I have a whole new garden there now.
I also need to add Anemone Sylvestris. If you need a plant to spread fast and you dont care where it goes. This is a good candidate. It drove me nuts after the third year.
Jun 5, 2014 10:46 AM CST
|I've had or have problems with almost everything you all have mentioned above. Cleome is another really bad reseeder, but I really do like it and usually end up letting one or two grow each year. Moning glories also have the reseeding problems. Been years since I've let any bloom and I still pull lots and lots each year. The low growing sedums I love more than I hate, so let many of them grow, but pull up many each year. Not too bad since they are so easy to pull. Had a blue globe thistle that I also got rid of because it reseeded all over and they were hard to pull unless you got them right away. Goldstrum rudbeckia has left my garden too because of the reseeding and also most asters because they reseed or get diseases. Talinum paniculatum. Same problem with reseeding. Gout weed, spreads too much.|
Jun 5, 2014 11:06 AM CST
|Can anyone guess by looking at this photo another plant I have a mostly hate relationship with this time of the year? Hint: It's not the lily.|
Jun 5, 2014 11:18 AM CST
Took me quite a bit to figure it out!!! When we moved into our new house there was a maple , a very nice large one, back by the shed. That first summer I cursed the "helicopter" to no end. I cursed the tree and wished it gone.
I came home one day in the fall and my husband had cut it down!! Happy happy happy dance.
Jun 5, 2014 11:30 AM CST
|Jennifer,thanks for the hint. I confess I didnt recognize it but took another look.|
Jun 5, 2014 6:30 PM CST
|I got it pretty quickly; mostly because I just spent a couple of agonizingly slow and tedious hours pulling hundreds of Ash seedlings from the strawberry bed. |
Newest Interest: Rock Gardens
Jun 5, 2014 6:54 PM CST
It tickled me that you wrote that. I had hibiscus at my last house, but I did like them. First, I always thought hibiscus were hot-climate plants but there they were in zone 6, so I was surprised. Second, these grew like crazy and I had to cut them down to a manageable size twice each growing season (they were shaped to be a high hedge). They never had infestations and were full of flowers when they came. I wish I had taken pictures.
I, too, have crabapple trees. They grow up angry and twisted because the deer keep shaving the leaves off of their low/young limbs, then they have a fit from lack of summer water and drop all of their other leaves and fruit. They return next year just as angry and twisted. We don't eat the fruit, either. I got all excited about having apple trees on our property when we first moved here, then found out they were inedible. We have 4 and I want to take them all down.

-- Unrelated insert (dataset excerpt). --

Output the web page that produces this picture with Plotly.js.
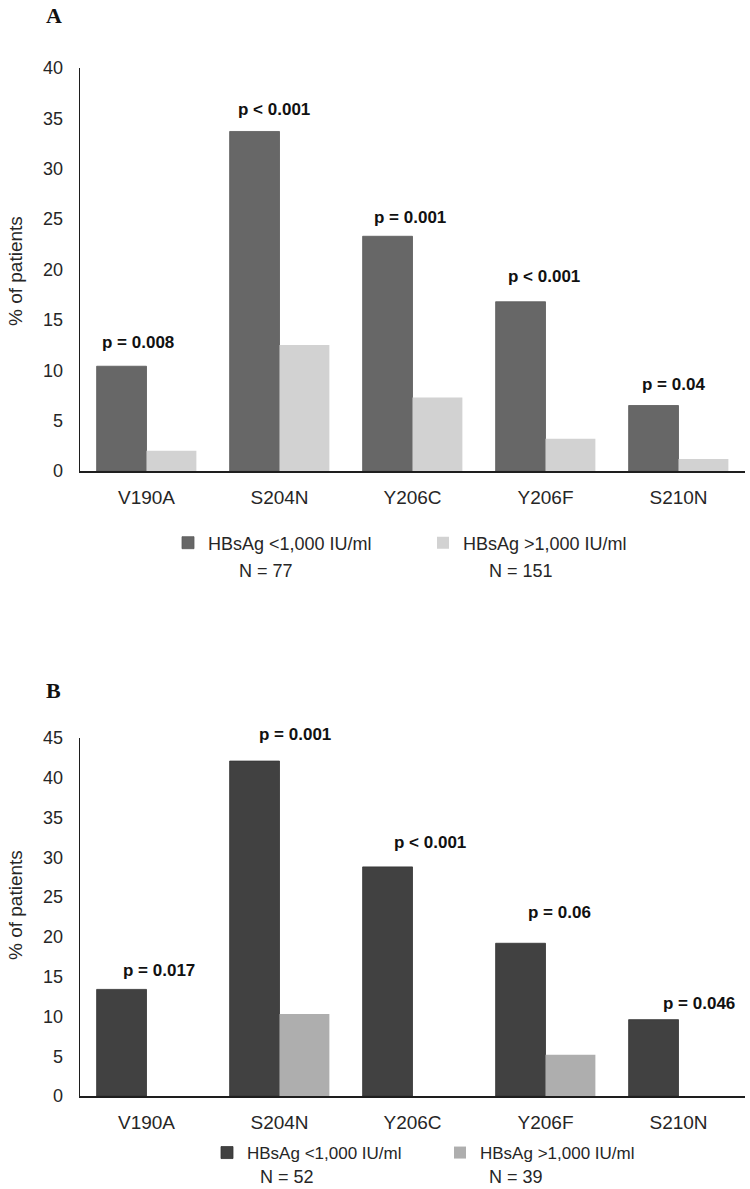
<!DOCTYPE html>
<html>
<head>
<meta charset="utf-8">
<script src="https://cdn.plot.ly/plotly-3.0.1.min.js"></script>
<style>html,body{margin:0;padding:0;background:#fff}#chart{width:750px;height:1189px}</style>
</head>
<body>
<div id="chart"></div>
<script>
// ---------- DATA ----------
const categories = ['V190A', 'S204N', 'Y206C', 'Y206F', 'S210N'];
const seriesNames = ['HBsAg <1,000 IU/ml', 'HBsAg >1,000 IU/ml'];

const lowA  = [10.4, 33.7, 23.3, 16.8, 6.5];
const highA = [2.0, 12.5, 7.3, 3.2, 1.2];
const pA    = ['p = 0.008', 'p < 0.001', 'p = 0.001', 'p < 0.001', 'p = 0.04'];
const nA    = ['N = 77', 'N = 151'];

const lowB  = [13.4, 42.1, 28.8, 19.2, 9.6];
const highB = [0, 10.3, 0, 5.2, 0];
const pB    = ['p = 0.017', 'p = 0.001', 'p < 0.001', 'p = 0.06', 'p = 0.046'];
const nB    = ['N = 52', 'N = 39'];

// ---------- LAYOUT HELPERS ----------
const W = 750, H = 1189;
const px = v => v / W;
const py = v => 1 - v / H;
const FONT = 'Liberation Sans, Arial, sans-serif';
const TXT = '#262626';

// label nudges (pixels) for p-value annotations
const nudgeA = {dx: [-9, -6, -3, -2, -5], dy: [24, 22, 19, 25, 21]};
const nudgeB = {dx: [12, 15, 17, 14, 20], dy: [19, 27, 24, 31, 16]};

const traces = [
  {type: 'bar', x: categories, y: lowA, name: seriesNames[0], xaxis: 'x', yaxis: 'y', legend: 'legend',
   marker: {color: '#676767', line: {color: '#5a5a5a', width: 0.8}}, hoverinfo: 'skip'},
  {type: 'bar', x: categories, y: highA, name: seriesNames[1], xaxis: 'x', yaxis: 'y', legend: 'legend',
   marker: {color: '#d2d2d2', line: {width: 0}}, hoverinfo: 'skip'},
  {type: 'bar', x: categories, y: lowB, name: seriesNames[0], xaxis: 'x2', yaxis: 'y2', legend: 'legend2',
   marker: {color: '#414141', line: {color: '#333333', width: 0.8}}, hoverinfo: 'skip'},
  {type: 'bar', x: categories, y: highB, name: seriesNames[1], xaxis: 'x2', yaxis: 'y2', legend: 'legend2',
   marker: {color: '#aeaeae', line: {width: 0}}, hoverinfo: 'skip'}
];

const xCommon = {
  type: 'category', range: [-0.5, 4.5], showline: true, linecolor: '#1e1e1e', linewidth: 2,
  ticks: '', showgrid: false, zeroline: false, fixedrange: true,
  tickfont: {family: FONT, size: 19, color: TXT}, ticklabelstandoff: 8
};
const yCommon = {
  showline: true, linecolor: '#1e1e1e', linewidth: 1.3, ticks: '', showgrid: false,
  zeroline: false, fixedrange: true, dtick: 5,
  tickfont: {family: FONT, size: 18, color: TXT}, ticklabelstandoff: 12
};

const annotations = [];
function pLabels(vals, labels, nudge, xr, yr) {
  vals.forEach((v, i) => {
    annotations.push({
      x: categories[i], y: v, xref: xr, yref: yr, text: labels[i], showarrow: false,
      xanchor: 'center', yanchor: 'middle', xshift: nudge.dx[i], yshift: nudge.dy[i],
      font: {family: FONT, size: 17, color: '#111', weight: 'bold'}
    });
  });
}
pLabels(lowA, pA, nudgeA, 'x', 'y');
pLabels(lowB, pB, nudgeB, 'x2', 'y2');

// panel letters
const LETTER_FONT = {family: 'Liberation Serif, Times New Roman, serif', size: 22, color: '#111'};
annotations.push({text: '<b>A</b>', xref: 'paper', yref: 'paper', x: px(54), y: py(16), showarrow: false,
  xanchor: 'center', yanchor: 'middle', font: LETTER_FONT});
annotations.push({text: '<b>B</b>', xref: 'paper', yref: 'paper', x: px(54), y: py(690), showarrow: false,
  xanchor: 'center', yanchor: 'middle', font: LETTER_FONT});

// y titles
annotations.push({text: '% of patients', xref: 'paper', yref: 'paper', x: px(15), y: py(271), showarrow: false,
  textangle: -90, xanchor: 'center', yanchor: 'middle', font: {family: FONT, size: 19, color: TXT}});
annotations.push({text: '% of patients', xref: 'paper', yref: 'paper', x: px(15), y: py(905), showarrow: false,
  textangle: -90, xanchor: 'center', yanchor: 'middle', font: {family: FONT, size: 19, color: TXT}});

// N labels under legend entries
[[nA, [266, 521], 571], [nB, [287, 516], 1177]].forEach(([arr, xs, yy]) => {
  arr.forEach((t, i) => annotations.push({text: t, xref: 'paper', yref: 'paper', x: px(xs[i]), y: py(yy),
    showarrow: false, xanchor: 'center', yanchor: 'middle', font: {family: FONT, size: 18, color: TXT}}));
});

const layout = {
  width: W, height: H, margin: {l: 0, r: 0, t: 0, b: 0},
  paper_bgcolor: '#fff', plot_bgcolor: '#fff',
  barmode: 'group', bargap: 0.25, bargroupgap: 0,
  xaxis: Object.assign({}, xCommon, {domain: [px(80), px(745)], anchor: 'y'}),
  yaxis: Object.assign({}, yCommon, {domain: [py(471), py(68)], range: [0, 40], anchor: 'x'}),
  xaxis2: Object.assign({}, xCommon, {domain: [px(80), px(745)], anchor: 'y2'}),
  yaxis2: Object.assign({}, yCommon, {domain: [py(1096), py(738)], range: [0, 45], anchor: 'x2'}),
  legend: {orientation: 'h', x: px(168), y: py(543), xanchor: 'left', yanchor: 'middle',
    font: {family: FONT, size: 18, color: TXT}, entrywidth: 210, traceorder: 'normal', bgcolor: 'rgba(0,0,0,0)'},
  legend2: {orientation: 'h', x: px(207), y: py(1153), xanchor: 'left', yanchor: 'middle',
    font: {family: FONT, size: 17, color: TXT}, entrywidth: 188, traceorder: 'normal', bgcolor: 'rgba(0,0,0,0)'},
  annotations: annotations,
  font: {family: FONT, color: TXT}
};

Plotly.newPlot('chart', traces, layout, {staticPlot: true, displayModeBar: false});
</script>
</body>
</html>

Parsley emerges from every rock crevice in our garden and we don't even grow it.
This is a fun idea for a thread!
Jun 5, 2014 7:16 PM CST
|How about a hate hate plant . Chameleon plant -- houttuynia cordata. Just leave one little piece of root and it is back like crazy.|
Jun 5, 2014 7:24 PM CST
NJBob said:How about a hate hate plant . Chameleon plant -- houttuynia cordata. Just leave one little piece of root and it is back like crazy.
Don't even get me started on that one!!!
Jun 5, 2014 7:52 PM CST
|Variegated snow on the mountain. Looks nice even in dry shade. Infests the garden like a cancer. Fallopia japonica, pretty where I want it, creeps everywhere. Kniola Black morning glory reseeds by the millions, that's pretty much just a hate by now.|
Jun 6, 2014 3:05 AM CST
|Cameleon plant HA!!! Ask Pirl about it. I am so glad I never was tempted to buy that.|
Creeping Jenny and Lamiums are my latest Hate - hates.